На похоронах было очень холодно. Оградку вокруг могилы поставили тесную. Но я запомнила место. И потом, через три дня, снова побывала там с мамой. А на мой день рождения – шестилетие – он был через две недели после папиной смерти одна пошла на кладбище пешком и долго сидела там и с отцом разговаривала. И… просила его, чтобы он меня забрал к себе. Я тогда уже знала то, что подтвердила жизнь: жизнь сироты ужасна. И мне не хотелось её терпеть.
Заболели мы всей детсадовской группой. Та самая воспитательница решила нас всех закалять. В ноябре в летнем душе нас всех поливала водой с головой, плохо обтирая полотенцем. И я заболела ещё тогда. Стала кашлять, чахнуть, но не жаловалась.
А вот после дня рождения (а он был на двенадцатый день после смерти папы) я заболела так сильно и так больно, что это было невыносимо. Помню, как мама плакала тихо, ожидая скорую. А мне было при каждом вздохе так больно, что я мечтала умереть. Крупозное воспаление лёгких и плеврит, стреляло в ухе.
И я каждый раз надеялась, что вот сейчас всё это прекратится. Но… Приехали врачи, отвезли меня в больницу. Сделали восемь переливаний крови.

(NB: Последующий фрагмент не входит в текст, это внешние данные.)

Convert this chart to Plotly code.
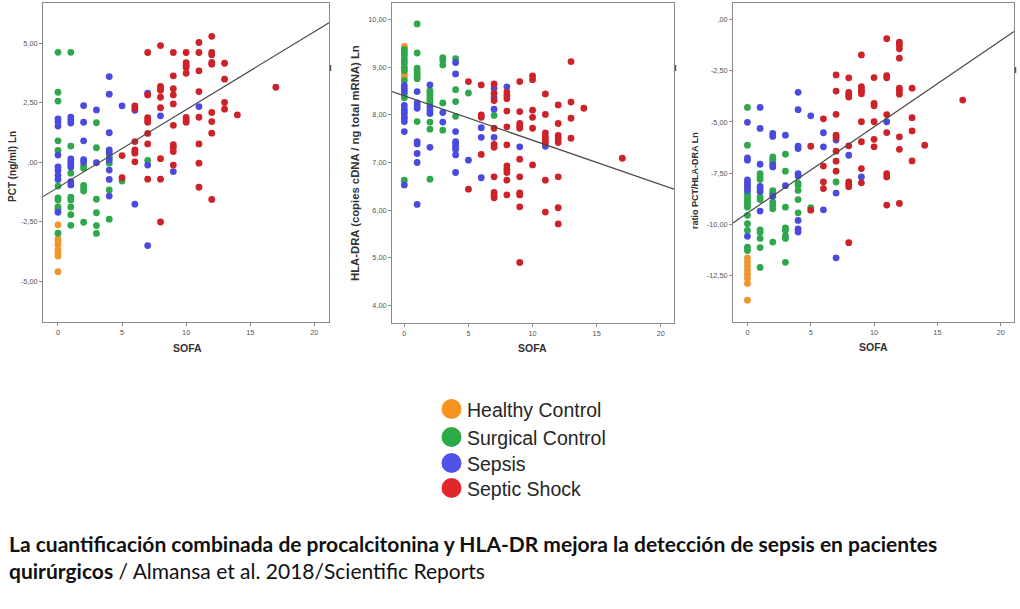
import plotly.graph_objects as go

W, H = 1020, 609

# ---------------- data ----------------
groups = ["Healthy Control", "Surgical Control", "Sepsis", "Septic Shock"]

# Panel 1: PCT (ng/ml) Ln  -- values grouped by SOFA score
pct_healthy = {0: [-2.63, -3.22, -3.33, -3.47, -3.68, -3.82, -3.94, -4.60]}
pct_surgical = {
    0: [4.62, 2.94, 2.57, 0.90, 0.50, -1.00, -1.50, -1.59, -1.88, -1.98, -2.98],
    1: [4.62, 0.68, -0.46, -1.47, -1.58, -1.88, -2.20, -2.65],
    2: [-0.14, -0.25, -0.97, -1.09, -1.21, -2.52],
    3: [1.66, 0.61, -1.55, -2.12, -2.66, -2.99],
    4: [0.27, 0.16, -0.04, -1.16, -2.39],
    5: [-0.79],
    7: [0.08],
}
pct_sepsis = {
    0: [1.82, 1.70, 1.52, 0.30, -0.20, -0.35, -0.55, -0.72, -2.10],
    1: [1.90, 1.78, 1.65, 0.14, 0.03, -0.09, -0.20, -0.81, -0.95],
    2: [2.38, 1.68, 0.90, 0.11, 0.01],
    3: [2.20, -0.02],
    4: [3.60, 2.86, 1.24, 0.52, 0.40, 0.10, -0.33, -0.72, -1.42],
    5: [2.37],
    6: [2.18, 0.45, -1.76],
    7: [2.90, -0.12, -3.50],
    8: [1.95],
    9: [-0.39],
    11: [2.34],
}
pct_shock = {
    5: [0.28, -0.65],
    6: [2.37, 2.27, 0.87, 0.52, 0.38, 0.02],
    7: [4.61, 2.83, 1.87, 1.78, 1.68, 1.21, 0.77, -0.71],
    8: [4.90, 3.19, 3.10, 3.02, 2.73, 2.29, 0.15, -0.71, -2.51],
    9: [4.61, 3.63, 3.09, 2.83, 2.45, 1.55, 0.74, 0.62, 0.45, -0.12],
    10: [4.61, 4.18, 4.07, 3.98, 3.74, 1.88, 1.78, 1.68],
    11: [5.03, 4.61, 3.84, 2.97, 1.89, 0.77, -0.04, -1.05],
    12: [5.29, 4.61, 4.52, 4.19, 4.12, 2.09, 1.71, 1.22, -1.56],
    13: [4.16, 3.49, 2.51, 2.23],
    14: [1.99],
    17: [3.15],
}
pct_fit = {"intercept": -1.06, "slope": 0.327}

# Panel 2: HLA-DRA (copies cDNA / ng total mRNA) Ln
hla_healthy = {0: [9.44, 9.40, 9.22, 9.12, 8.98, 8.90, 8.84, 8.78]}
hla_surgical = {
    0: [9.37, 9.32, 9.27, 9.16, 9.08, 9.00, 8.93, 8.72, 8.43, 8.36, 8.07, 7.96, 6.63],
    1: [9.91, 9.30, 8.98, 8.92, 8.87, 8.81, 8.76, 7.86],
    2: [8.51, 8.46, 8.41, 8.35, 8.30, 8.25, 7.85, 7.70, 6.65],
    3: [9.20, 9.15, 9.05, 8.25, 7.68],
    4: [9.18, 8.53, 8.28, 7.97],
    5: [8.46],
    7: [7.99],
}
hla_sepsis = {
    0: [8.62, 8.55, 8.49, 8.20, 8.12, 8.03, 7.93, 7.86, 7.65, 6.53],
    1: [8.49, 8.25, 8.19, 8.14, 7.44, 7.39, 7.19, 7.00, 6.12],
    2: [8.63, 8.17, 8.10, 8.03, 7.32],
    3: [8.05, 7.85],
    4: [9.10, 8.86, 7.65, 7.44, 7.39, 7.33, 7.28, 7.16, 6.79],
    5: [7.05],
    6: [7.73, 7.53, 6.68],
    7: [8.56, 8.36, 8.12, 7.53],
    8: [8.59],
    9: [7.33],
    11: [7.34],
}
hla_shock = {
    5: [8.70, 6.44],
    6: [8.63, 8.00, 7.95, 7.17],
    7: [8.65, 8.45, 8.30, 7.72, 7.38, 7.32, 6.70, 6.37, 6.31, 6.26],
    8: [8.48, 8.41, 8.34, 8.08, 7.75, 7.37, 6.93, 6.86, 6.79, 6.63, 6.32],
    9: [8.70, 8.07, 7.82, 7.77, 7.72, 7.07, 6.70, 6.36, 6.32, 6.07, 4.90],
    10: [8.82, 8.74, 8.10, 7.95, 7.72, 6.95],
    11: [8.44, 8.01, 7.62, 7.54, 7.47, 7.41, 6.63, 5.96],
    12: [8.21, 7.82, 7.57, 7.50, 7.42, 6.70, 6.05, 5.71],
    13: [9.12, 8.27, 7.93, 7.51],
    14: [8.14],
    17: [7.09],
}
hla_fit = {"intercept": 8.40, "slope": -0.0932}

# Panel 3: ratio PCT/HLA-DRA Ln
ratio_healthy = {0: [-11.65, -11.85, -12.05, -12.25, -12.45, -12.65, -12.90, -13.72]}
ratio_surgical = {
    0: [-4.29, -6.14, -8.50, -8.63, -8.77, -8.90, -9.03, -9.17, -9.57, -9.98, -10.31, -11.13, -11.29],
    1: [-7.53, -7.67, -7.82, -8.67, -8.80, -10.28, -10.40, -10.70, -11.15, -12.12],
    2: [-6.71, -6.83, -6.95, -8.36, -8.50, -8.92, -9.08, -9.25, -10.88],
    3: [-6.58, -7.41, -9.17, -10.18, -10.30, -10.58, -10.70, -11.87],
    4: [-8.00, -8.10, -8.35, -8.80, -9.45],
    5: [-9.20],
    7: [-7.94],
}
ratio_sepsis = {
    0: [-5.02, -6.76, -6.87, -7.84, -7.97, -8.10, -8.22, -8.35, -10.60],
    1: [-4.29, -5.32, -7.07, -8.15, -8.27, -8.40, -9.36],
    2: [-5.56, -5.71, -7.10, -7.20, -8.64],
    3: [-5.65, -8.12],
    4: [-3.55, -4.40, -6.18, -6.30, -7.53, -7.65, -9.82, -10.24, -10.39],
    5: [-4.70],
    6: [-5.53, -6.22, -9.30],
    7: [-5.89, -8.48, -11.65],
    8: [-6.63],
    9: [-7.69],
    11: [-4.99],
}
ratio_shock = {
    5: [-6.19, -9.32],
    6: [-4.85, -7.16, -7.94, -8.26],
    7: [-2.70, -3.49, -4.63, -5.65, -5.76, -6.43, -6.92, -7.41],
    8: [-2.84, -3.56, -3.68, -3.78, -6.17, -7.94, -8.05, -8.17, -10.91],
    9: [-1.72, -3.27, -3.40, -3.50, -3.62, -4.99, -5.97, -7.28, -7.98],
    10: [-2.83, -4.09, -4.21, -4.99, -5.85, -6.22],
    11: [-0.93, -2.74, -2.84, -4.64, -5.52, -7.53, -7.69, -9.07],
    12: [-1.10, -1.23, -1.42, -1.88, -3.35, -3.48, -3.64, -5.73, -6.34, -8.99],
    13: [-3.35, -4.79, -5.44, -6.91],
    14: [-6.14],
    17: [-3.93],
}
ratio_fit = {"intercept": -9.46, "slope": 0.422}

sofa_ticks = [0, 5, 10, 15, 20]
pct_ticks = [-5, -2.5, 0, 2.5, 5]
pct_ticktext = ["-5,00", "-2,50", ",00", "2,50", "5,00"]
hla_ticks = [4, 5, 6, 7, 8, 9, 10]
hla_ticktext = ["4,00", "5,00", "6,00", "7,00", "8,00", "9,00", "10,00"]
ratio_ticks = [-12.5, -10, -7.5, -5, -2.5, 0]
ratio_ticktext = ["-12,50", "-10,00", "-7,50", "-5,00", "-2,50", ",00"]

y_titles = ["PCT (ng/ml) Ln", "HLA-DRA (copies cDNA / ng total mRNA) Ln", "ratio PCT/HLA-DRA Ln"]
x_title = "SOFA"
caption_bold = "La cuantificación combinada de procalcitonina y HLA-DR mejora la detección de sepsis en pacientes"
caption_bold2 = "quirúrgicos"
caption_rest = " / Almansa et al. 2018/Scientific Reports"

# ---------------- styling / layout ----------------
marker_colors = ["#f0952c", "#2ea84b", "#4a4ade", "#cc2228"]
legend_colors = ["#f7931e", "#2bab46", "#5052ea", "#e3262c"]

panels = [
    dict(data=[pct_healthy, pct_surgical, pct_sepsis, pct_shock], fit=pct_fit,
         px=(43, 329), py=(3, 322), xr=(-1.17, 21.15), yr=(-6.71, 6.69),
         yt=(pct_ticks, pct_ticktext), title_pos=(12, 167), title_size=10,
         xt_pos=(187, 348), side_mark=68),
    dict(data=[hla_healthy, hla_surgical, hla_sepsis, hla_shock], fit=hla_fit,
         px=(392, 674), py=(3, 323), xr=(-0.96, 21.03), yr=(3.63, 10.35),
         yt=(hla_ticks, hla_ticktext), title_pos=(355, 163), title_size=11.3,
         xt_pos=(532, 348), side_mark=68),
    dict(data=[ratio_healthy, ratio_surgical, ratio_sepsis, ratio_shock], fit=ratio_fit,
         px=(733, 1014), py=(3, 322), xr=(-1.14, 21.05), yr=(-14.79, 0.82),
         yt=(ratio_ticks, ratio_ticktext), title_pos=(695, 181), title_size=9,
         xt_pos=(873, 347), side_mark=70),
]


def flatten(d):
    xs, ys = [], []
    for k, vals in d.items():
        for v in vals:
            xs.append(k)
            ys.append(v)
    return xs, ys


def px2x(p):
    return p / W


def px2y(p):
    return 1 - p / H


fig = go.Figure()
annotations = []
shapes = []
axis_font = dict(family="Liberation Sans, Arial, sans-serif", size=7.3, color="#555555")

for i, p in enumerate(panels):
    n = "" if i == 0 else str(i + 1)
    xa, ya = "x" + n, "y" + n
    for g, d in enumerate(p["data"]):
        xs, ys = flatten(d)
        fig.add_trace(go.Scatter(
            x=xs, y=ys, mode="markers", xaxis=xa, yaxis=ya, showlegend=False,
            name=groups[g], marker=dict(color=marker_colors[g], size=6.8, line=dict(width=0)),
        ))
    fx = list(p["xr"])
    fy = [p["fit"]["intercept"] + p["fit"]["slope"] * v for v in fx]
    fig.add_trace(go.Scatter(x=fx, y=fy, mode="lines", xaxis=xa, yaxis=ya, showlegend=False,
                             line=dict(color="#4a4a4a", width=1.2), hoverinfo="skip"))
    common = dict(showline=True, mirror=True, linecolor="#8a8a8a", linewidth=1,
                  ticks="outside", ticklen=3, tickcolor="#8a8a8a", tickwidth=1,
                  showgrid=False, zeroline=False, tickfont=axis_font, automargin=False)
    fig.update_layout(**{
        ("xaxis" + n): dict(domain=[px2x(p["px"][0]), px2x(p["px"][1])], range=list(p["xr"]),
                            tickvals=sofa_ticks, anchor=ya, **common),
        ("yaxis" + n): dict(domain=[px2y(p["py"][1]), px2y(p["py"][0])], range=list(p["yr"]),
                            tickvals=p["yt"][0], ticktext=p["yt"][1], anchor=xa, **common),
    })
    # small mark just outside the right frame edge
    shapes.append(dict(type="line", xref="paper", yref="paper",
                       x0=px2x(p["px"][1] + 1.5), x1=px2x(p["px"][1] + 1.5),
                       y0=px2y(p["side_mark"] - 3), y1=px2y(p["side_mark"] + 3),
                       line=dict(color="#555555", width=1.5)))
    annotations.append(dict(x=px2x(p["title_pos"][0]), y=px2y(p["title_pos"][1]), xref="paper", yref="paper",
                            text="<b>" + y_titles[i] + "</b>", textangle=-90, showarrow=False,
                            xanchor="center", yanchor="middle",
                            font=dict(family="Liberation Sans, Arial, sans-serif", size=p["title_size"], color="#333333")))
    annotations.append(dict(x=px2x(p["xt_pos"][0]), y=px2y(p["xt_pos"][1]), xref="paper", yref="paper",
                            text="<b>" + x_title + "</b>", showarrow=False, xanchor="center", yanchor="middle",
                            font=dict(family="Liberation Sans, Arial, sans-serif", size=10.5, color="#333333")))

# legend drawn as circles + labels
legend_cx = 451.5
legend_rows = [409, 437, 463, 488]
legend_r = 10
for g, cy in enumerate(legend_rows):
    shapes.append(dict(type="circle", xref="paper", yref="paper",
                       x0=px2x(legend_cx - legend_r), x1=px2x(legend_cx + legend_r),
                       y0=px2y(cy + legend_r), y1=px2y(cy - legend_r),
                       fillcolor=legend_colors[g], line=dict(width=0)))
    annotations.append(dict(x=px2x(465), y=px2y(cy + 1), xref="paper", yref="paper", text=groups[g],
                            showarrow=False, xanchor="left", yanchor="middle",
                            font=dict(family="Liberation Sans, Arial, sans-serif", size=19.5, color="#262626")))

cap_font = dict(family="Lato, Liberation Sans, sans-serif", size=21, color="#111111")
annotations.append(dict(x=px2x(7), y=px2y(543), xref="paper", yref="paper",
                        text="<b>" + caption_bold + "</b>", showarrow=False,
                        xanchor="left", yanchor="middle", font=cap_font))
annotations.append(dict(x=px2x(7), y=px2y(570), xref="paper", yref="paper",
                        text="<b>" + caption_bold2 + "</b>" + caption_rest, showarrow=False,
                        xanchor="left", yanchor="middle", font=cap_font))

fig.update_layout(width=W, height=H, margin=dict(l=0, r=0, t=0, b=0),
                  paper_bgcolor="white", plot_bgcolor="white",
                  annotations=annotations, shapes=shapes, showlegend=False)

fig.write_html("out.html")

И вот тогда я снова встретилась с женской ненавистью ко мне».
– Мне кажется, что здесь нужно вставить слова «впервые после воспитательницы детсада». Ведь иначе получается, что ненавистью вы называете действия матери.
– Ты прав, вставляй слова, – Ирина была довольна.
В беседку прилетели осы и роились над чашкой Олега в непосредственной близости от его локтя. Он добавлял в чай сахар, в отличие от самой Ирины. Она приподнялась на скамейке, чтобы переставить осторожно чашку подальше от парня. Он благодарно улыбнулся.
– Продолжим?
Ирина встала и прошлась по периметру беседки. Сидеть на деревянной скамье ей было неудобно.
– Может, в дом пойдём читать? Там и чайник ближе, – спросила она.
– Ой, нет, не в первый день на море. Надышаться не мог. И ветер такой приятно горячий, – почти взмолился парень.
– Тогда принеси мне чаю и подушку-сидушку с кухни, – начала торговаться Ирина.
Олег легко поднялся и побежал выполнять поручение. Вернулся с чайниками – заварным и электрическим в руках, с подушкой под мышкой. И тут же плюхнулся у ноутбука.
– Так что вы именуете женской ненавистью? Ведь медсестре было минимум двадцать, а вам – шесть лет. Ревность исключается, поэтому…
– Ревность не исключается никогда. Ревнуют и взрослые к детям. И подлости им делают намеренно. Но тут был вариант заниженной самооценки, когда важно было унижать того, кто не хотел подчиняться тому, что считаю неправильным.